Stewart Lee on comedy and ‘political correctness’

Stewart Lee, writer of Jerry Springer: The Opera, is confused as to why he and other comedians are continually praised for attacking ‘political correctness’:

With Borat the highest-grossing adult-rated film in the US for 2006, the writing team of Ricky Gervais and Stephen Merchant booming with a second series of Extras, and Little Britain still riding high, it’s clear that the comedy of shock, bad taste and outrage shows no sign of disappearing.

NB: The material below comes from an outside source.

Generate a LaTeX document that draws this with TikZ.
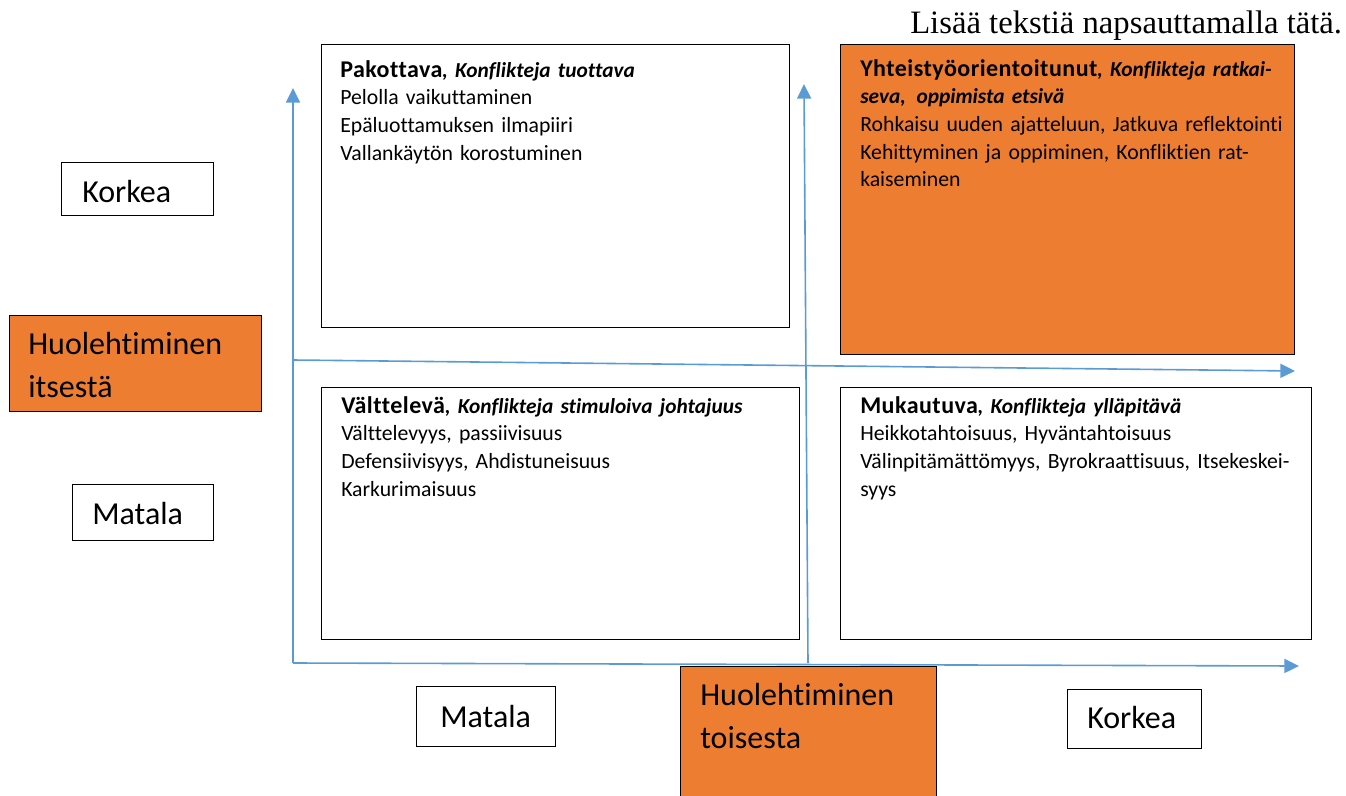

But reading about these shows in print and online, they are often described in a way that makes me, for one, feel as if I have been watching different material from everyone else.

He states his appreciation for the good that ‘political correctness’ has done over the years, then quotes The Office writer Stephen Merchant:

“We’re endlessly cited as being non-PC, and yet we sit and agonise for ages over what we put into the scripts, and over whether our choices can be defended, both morally and intellectually,” he says. “We may push things, but we’re always motivated by satirical imperatives.” But the duo’s scripts do use non-PC language? “Yes,” explains Merchant, clearly slotting back into a tramline he has had to follow many times before. “But we deal in taboos and hot areas by appearing to approach them from a non-PC standpoint, but as soon as you even introduce topics that PC has declared off limits, people assume you are trying to be dangerous and politically incorrect. Often we’re all unsure of what to say, for example, in the company of someone who is disabled. These are areas ripe for comedy because of social anxiety, not because the subject itself is intrinsically funny. A joke about race, and about how we react to race, is not necessarily a racist joke. That is fundamental. Political correctness has made the world better for those who might otherwise have been unfairly marginalised, but there is the problem of the idea that you cannot discuss different areas for fear of being politically incorrect.”

The article develops to a broader theme, and is a good read. It also contains the sentence:

At the end of September last year, I was lucky enough to attend the St Geronimo feast-day celebrations at Taos Pueblo, New Mexico, while helping out on a Radio 4 documentary about clowns.

That is brilliant. I want to do that.